_What to work on_
Retype word for word the first line of the listing and each line after it up to the line with "ctx.fillText('[Material : Acryl]', 263, 18);", with the pictures taken out.
____________
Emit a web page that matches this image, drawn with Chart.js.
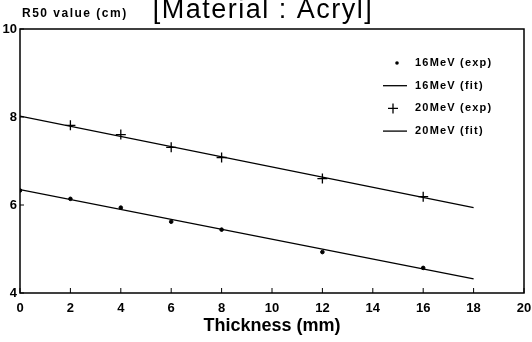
<!DOCTYPE html>
<html>
<head>
<meta charset="utf-8">
<title>R50 vs Thickness (Acryl)</title>
<script src="https://cdn.jsdelivr.net/npm/chart.js@4/dist/chart.umd.min.js"></script>
<style>
  html, body { margin: 0; padding: 0; background: #fff; overflow: hidden; }
  canvas { display: block; }
</style>
</head>
<body>
<canvas id="r50Chart" width="532" height="342"></canvas>
<script>
// --- data ---
const thickness = [0, 2, 4, 6, 8, 12, 16];
const r50_16exp = [6.33, 6.14, 5.94, 5.62, 5.44, 4.93, 4.57];
const thickness20 = [2, 4, 6, 8, 12, 16];
const r50_20exp = [7.81, 7.60, 7.31, 7.08, 6.60, 6.19];
const fitX = [0, 18];
const r50_16fit = [6.35, 4.32];
const r50_20fit = [8.02, 5.94];
const xTicks = [0, 2, 4, 6, 8, 10, 12, 14, 16, 18, 20];
const yTicks = [4, 6, 8, 10];

const FONT = '"Liberation Sans", Arial, sans-serif';

function pts(xs, ys) {
  return xs.map((x, i) => ({ x: x, y: ys[i] }));
}

// title, y-label, inward ticks, frame and legend
const paperPlugin = {
  id: 'paper',
  afterDraw(chart) {
    const ctx = chart.ctx;
    const a = chart.chartArea;
    const xs = chart.scales.x, ys = chart.scales.y;
    ctx.save();
    ctx.fillStyle = '#000';
    ctx.strokeStyle = '#000';

    // title (top is cut off in the scan)
    ctx.font = '27px ' + FONT;
    ctx.letterSpacing = '1.5px';
    ctx.textAlign = 'center';
    ctx.textBaseline = 'alphabetic';
    ctx.fillText('[Material : Acryl]', 263, 18);

    // y axis label
    ctx.font = 'bold 12px ' + FONT;
    ctx.letterSpacing = '1.5px';
    ctx.textAlign = 'left';
    ctx.textBaseline = 'middle';
    ctx.fillText('R50 value (cm)', 22, 14);
    ctx.letterSpacing = '0px';

    // frame
    ctx.lineWidth = 1.5;
    ctx.strokeRect(a.left, a.top, a.right - a.left, a.bottom - a.top);

    // small inward ticks
    ctx.lineWidth = 1;
    ctx.beginPath();
    xTicks.forEach(v => {
      const px = xs.getPixelForValue(v);
      ctx.moveTo(px, a.bottom);
      ctx.lineTo(px, a.bottom - 5);
    });
    yTicks.forEach(v => {
      const py = ys.getPixelForValue(v);
      ctx.moveTo(a.left, py);
      ctx.lineTo(a.left + 4, py);
    });
    ctx.stroke();

    // legend
    ctx.font = 'bold 11px ' + FONT;
    ctx.letterSpacing = '1.2px';
    ctx.textAlign = 'left';
    ctx.textBaseline = 'middle';
    chart.data.datasets.forEach((ds, i) => {
      const y = 63 + i * 22.7;
      if (ds.showLine === false) {
        if (ds.pointStyle === 'cross') {
          ctx.lineWidth = 1.3;
          ctx.beginPath();
          ctx.moveTo(388, y); ctx.lineTo(398, y);
          ctx.moveTo(393, y - 5); ctx.lineTo(393, y + 5);
          ctx.stroke();
        } else {
          ctx.beginPath();
          ctx.arc(397, y, 1.8, 0, Math.PI * 2);
          ctx.fill();
        }
      } else {
        ctx.lineWidth = 1.3;
        ctx.beginPath();
        ctx.moveTo(383, y); ctx.lineTo(407, y);
        ctx.stroke();
      }
      ctx.fillText(ds.label, 415, y);
    });
    ctx.restore();
  }
};

const ctx = document.getElementById('r50Chart').getContext('2d');
const myChart = new Chart(ctx, {
  type: 'line',
  data: {
    datasets: [
      {
        label: '16MeV (exp)',
        data: pts(thickness, r50_16exp),
        showLine: false,
        pointStyle: 'circle',
        pointRadius: 1.8,
        backgroundColor: '#000',
        borderColor: '#000'
      },
      {
        label: '16MeV (fit)',
        data: pts(fitX, r50_16fit),
        borderColor: '#000',
        borderWidth: 1.3,
        pointRadius: 0
      },
      {
        label: '20MeV (exp)',
        data: pts(thickness20, r50_20exp),
        showLine: false,
        pointStyle: 'cross',
        pointRadius: 5,
        borderWidth: 1.3,
        borderColor: '#000'
      },
      {
        label: '20MeV (fit)',
        data: pts(fitX, r50_20fit),
        borderColor: '#000',
        borderWidth: 1.3,
        pointRadius: 0
      }
    ]
  },
  options: {
    responsive: false,
    animation: false,
    layout: { padding: { top: 29, right: 8, left: 0, bottom: 0 } },
    plugins: {
      legend: { display: false },
      tooltip: { enabled: false }
    },
    scales: {
      x: {
        type: 'linear',
        min: 0,
        max: 20,
        afterFit: s => { s.height = 49; s.paddingLeft = 0; s.paddingRight = 0; },
        afterBuildTicks: s => { s.ticks = xTicks.map(v => ({ value: v })); },
        grid: { display: false, drawTicks: false },
        border: { display: false },
        ticks: {
          autoSkip: false,
          maxRotation: 0,
          padding: 8,
          color: '#000',
          font: { family: FONT, size: 13, weight: 'bold' }
        },
        title: {
          display: true,
          text: 'Thickness (mm)',
          color: '#000',
          padding: { top: 0, bottom: 5 },
          font: { family: FONT, size: 18, weight: 'bold' }
        }
      },
      y: {
        min: 4,
        max: 10,
        afterFit: s => { s.width = 20; s.paddingTop = 0; s.paddingBottom = 0; },
        afterBuildTicks: s => { s.ticks = yTicks.map(v => ({ value: v })); },
        grid: { display: false, drawTicks: false },
        border: { display: false },
        ticks: {
          padding: 3,
          color: '#000',
          font: { family: FONT, size: 13, weight: 'bold' }
        }
      }
    }
  },
  plugins: [paperPlugin]
});
</script>
</body>
</html>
____________
_Answer to this exercise_
Emit a web page that matches this image, drawn with Chart.js.
<!DOCTYPE html>
<html>
<head>
<meta charset="utf-8">
<title>R50 vs Thickness (Acryl)</title>
<script src="https://cdn.jsdelivr.net/npm/chart.js@4/dist/chart.umd.min.js"></script>
<style>
  html, body { margin: 0; padding: 0; background: #fff; overflow: hidden; }
  canvas { display: block; }
</style>
</head>
<body>
<canvas id="r50Chart" width="532" height="342"></canvas>
<script>
// --- data ---
const thickness = [0, 2, 4, 6, 8, 12, 16];
const r50_16exp = [6.33, 6.14, 5.94, 5.62, 5.44, 4.93, 4.57];
const thickness20 = [2, 4, 6, 8, 12, 16];
const r50_20exp = [7.81, 7.60, 7.31, 7.08, 6.60, 6.19];
const fitX = [0, 18];
const r50_16fit = [6.35, 4.32];
const r50_20fit = [8.02, 5.94];
const xTicks = [0, 2, 4, 6, 8, 10, 12, 14, 16, 18, 20];
const yTicks = [4, 6, 8, 10];

const FONT = '"Liberation Sans", Arial, sans-serif';

function pts(xs, ys) {
  return xs.map((x, i) => ({ x: x, y: ys[i] }));
}

// title, y-label, inward ticks, frame and legend
const paperPlugin = {
  id: 'paper',
  afterDraw(chart) {
    const ctx = chart.ctx;
    const a = chart.chartArea;
    const xs = chart.scales.x, ys = chart.scales.y;
    ctx.save();
    ctx.fillStyle = '#000';
    ctx.strokeStyle = '#000';

    // title (top is cut off in the scan)
    ctx.font = '27px ' + FONT;
    ctx.letterSpacing = '1.5px';
    ctx.textAlign = 'center';
    ctx.textBaseline = 'alphabetic';
    ctx.fillText('[Material : Acryl]', 263, 18);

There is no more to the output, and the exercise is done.